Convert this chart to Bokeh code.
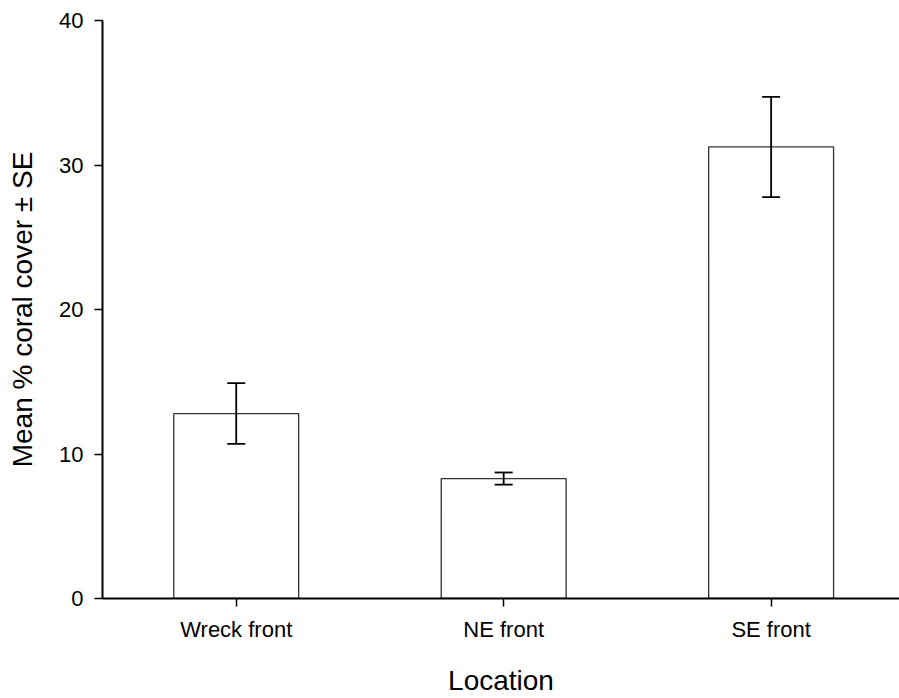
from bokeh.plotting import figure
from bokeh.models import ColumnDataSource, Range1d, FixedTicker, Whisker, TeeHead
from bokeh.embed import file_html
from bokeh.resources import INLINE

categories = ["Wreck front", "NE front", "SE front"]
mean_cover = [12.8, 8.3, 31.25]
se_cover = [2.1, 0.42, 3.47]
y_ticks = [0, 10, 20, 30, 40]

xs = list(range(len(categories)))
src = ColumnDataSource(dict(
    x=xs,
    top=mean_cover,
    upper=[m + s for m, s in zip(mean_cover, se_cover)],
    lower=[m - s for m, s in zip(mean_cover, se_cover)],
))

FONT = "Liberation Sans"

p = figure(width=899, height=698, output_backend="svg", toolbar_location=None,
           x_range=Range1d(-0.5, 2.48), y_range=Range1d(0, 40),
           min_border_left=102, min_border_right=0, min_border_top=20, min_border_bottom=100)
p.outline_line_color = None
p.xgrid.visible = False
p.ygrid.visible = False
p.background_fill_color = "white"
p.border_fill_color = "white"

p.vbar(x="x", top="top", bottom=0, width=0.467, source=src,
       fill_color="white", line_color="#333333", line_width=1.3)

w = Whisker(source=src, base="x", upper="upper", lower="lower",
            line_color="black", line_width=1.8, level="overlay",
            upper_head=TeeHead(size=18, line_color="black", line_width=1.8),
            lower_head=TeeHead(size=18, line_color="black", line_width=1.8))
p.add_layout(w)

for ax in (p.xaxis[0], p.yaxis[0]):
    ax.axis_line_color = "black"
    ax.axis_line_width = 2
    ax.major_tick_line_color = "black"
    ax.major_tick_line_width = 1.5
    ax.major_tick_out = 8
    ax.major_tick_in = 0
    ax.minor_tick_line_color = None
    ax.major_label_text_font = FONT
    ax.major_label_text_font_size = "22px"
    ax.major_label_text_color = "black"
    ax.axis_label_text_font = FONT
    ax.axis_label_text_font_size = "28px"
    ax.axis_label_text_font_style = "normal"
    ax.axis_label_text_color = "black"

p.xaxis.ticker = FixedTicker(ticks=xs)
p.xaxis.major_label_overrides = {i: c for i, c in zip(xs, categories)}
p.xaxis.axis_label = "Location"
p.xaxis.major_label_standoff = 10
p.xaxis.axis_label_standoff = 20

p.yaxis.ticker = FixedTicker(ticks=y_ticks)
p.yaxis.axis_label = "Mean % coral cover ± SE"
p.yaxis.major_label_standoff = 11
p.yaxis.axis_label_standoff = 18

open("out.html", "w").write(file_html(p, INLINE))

[EXERCISE DESCRIPTION]: Set down again, exactly, the lines of the material above from its first line to the one with "y_ticks = [0, 10, 20, 30, 40]", inclusive. Leave the pictures out.

[WRITTEN RESPONSE]:
Convert this chart to Bokeh code.
from bokeh.plotting import figure
from bokeh.models import ColumnDataSource, Range1d, FixedTicker, Whisker, TeeHead
from bokeh.embed import file_html
from bokeh.resources import INLINE

categories = ["Wreck front", "NE front", "SE front"]
mean_cover = [12.8, 8.3, 31.25]
se_cover = [2.1, 0.42, 3.47]
y_ticks = [0, 10, 20, 30, 40]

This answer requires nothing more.